Spelling By Numbers

By Catherine Eagleson

The traditional way of learning to spell is essentially by sounding out the letters, as well as studying them to memorise them.  Essentially we have learned to spell (and read) by sight and rote  We all remember the old adages such as “I before E, except after C”.  Well at Clue Detective, we think we have found a far more scientific approach to spelling by using phonics and numbers. 

Introducing Spelling By Numbers

We are very excited to launch our Spelling By Numbers series.  It teaches students the basics behind each vowel sound in engaging, easy to follow booklets, which will also assist tutors, teachers and parents.  Furthermore, it is guaranteed to boost vocabulary, which will in  greatly assist them in their reading, as well as solve crosswords and codeword puzzles, ie put these skills to good use.

Purchase Spelling By Numbers here

Numerical spelling bees

As an English teacher/tutor you can give your students exercises in a variety of formats.  It is very easy to create the puzzles because the values are constant – A is always 1 and Z is always 26.  You can be as creative as you like, and students will very quickly start to build their vocabulary.

There are a number of ways to teach kids to spell by numbers.  It’s a lot of fun, and it will make them feel like codebreakers and detectives.

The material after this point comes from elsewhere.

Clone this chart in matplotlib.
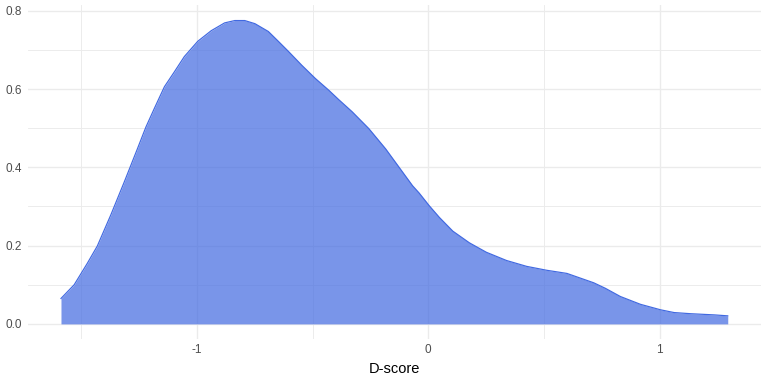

Have fun making up coded messages

– Write the numerical sequence on the blackboard and get the students to solve it as a class.
– Use the blackboard to have them write the code down and then decode it individually.  It will help their retention.
– You can also provide them with an exercise consisting of a list of words for them to decipher, either in class or as a homework exercise.  

Start off with words that have similar letter pattern. They will begin to see the structure of the words with the help of the numbers.  Then as students get used to using the code make the words more imaginative. You do this by choosing ‘sesquipedalian‘ words, those with a larger number of syllables. The longer the word, the more interesting it is for them to decode.

– Allow student to choose the words.  Get them to think of a topic and write down a list of words associated with it.  Have them play a couple of rounds of The Teacher’s Cat, and encode the words they think of. This helps reinforce spelling  

The alphabet is the code!




























A sample decoding exercise

It is also good to include some interesting consonants – eg. C, F, P, Q, X and Z, or 3, 6, 16, 17, 24 and 26!

1. 5-24-3-5-12-12-5-14-20
2. 7-15-22-5-18-14-13-5-14-20
3. 22-5-14-20-18-9-12-15-17-21-9-19-20
4. 5-14-20-18-1-14-3-5
5. 1-3-3-9-4-5-14-20-1-12
6. 16-12-1-3-5-12-5-14-20
7. 1-13-1-26-5-13-5-14-20
8. 19-5-14-20-9-13-5-14-20-1-12
9. 13-5-18-18-9-13-5-14-20
10. 20-5-14-20-1-20-9-22-5

Spelling Step By Step

Understandably, primary school children are only starting to build their vocabulary.  With a
Spelling By Numbers codebreaker puzzle booklet, the activities include: reading, writing learning how to (actively) spell the words, as well as analyse letters and their sounds. Each Spelling by Numbers puzzling booklet focuses on a particular vowel and its various digraph sounds. Before they can work with the words, students need to know how to read and spell them.

Using a puzzle, students work through the following steps:

Step 1 – Decode the list of words according to their numerical values within the alphabet – 1=A, 2=B, 26=Z.  This shows them not only how the words are spelt, but how they are structured.  For example a word may have the same sound but different spelling.  For example two words with the sound /ar/ CAR (3-1-18) and GUARD (7-21-1-18-4).

Step 2 – Revising the words they have learned by locating them in a word find puzzle.

Step 3 – Sorting the words according to the number of letters, by writing them down

Step 4 – Solving the codebreaker puzzle.  

This is where the real fun begins – the (random) codebreaking part.  Instead of the alphabetical values, the letters and their corresponding values are scrambled.  A might be 25 and L might be 7.  In each puzzle the code is always random.  It is up to the puzzler to interpret the numerical patterns to crack the code. Puzzlers are a given a coded grid with all the words that have appeared in the word search puzzle, together with letters that make up the vowel digraphs.   As we all know every word in the English language contains a vowel.  For example, if the ‘focus vowel’ was O, the grid might show words containing /o/, /or/ /oi/, /oo/, /ow/, /ot/, /ou/, /on/  which gives them other letters and they have to fit the rest of the words in the grid, like a jigsaw puzzle only with words.

They will know when they have cracked the code when they have matched all the letters correctly with their number.  The other huge benefit is that by the time they have finished the puzzle, they will have learned/revised all the words in the puzzle grid (several times) and have added them to their vocabulary. The activity is wrapped up with a vocabulary quiz, to help them test what they have learned.

Step 5 – Wrap up (vocabulary) quiz about the sounds in the puzzle which gives students the opportunity to revise what they have learned.

Don’t forget, it always pays for them to keep a dictionary handy!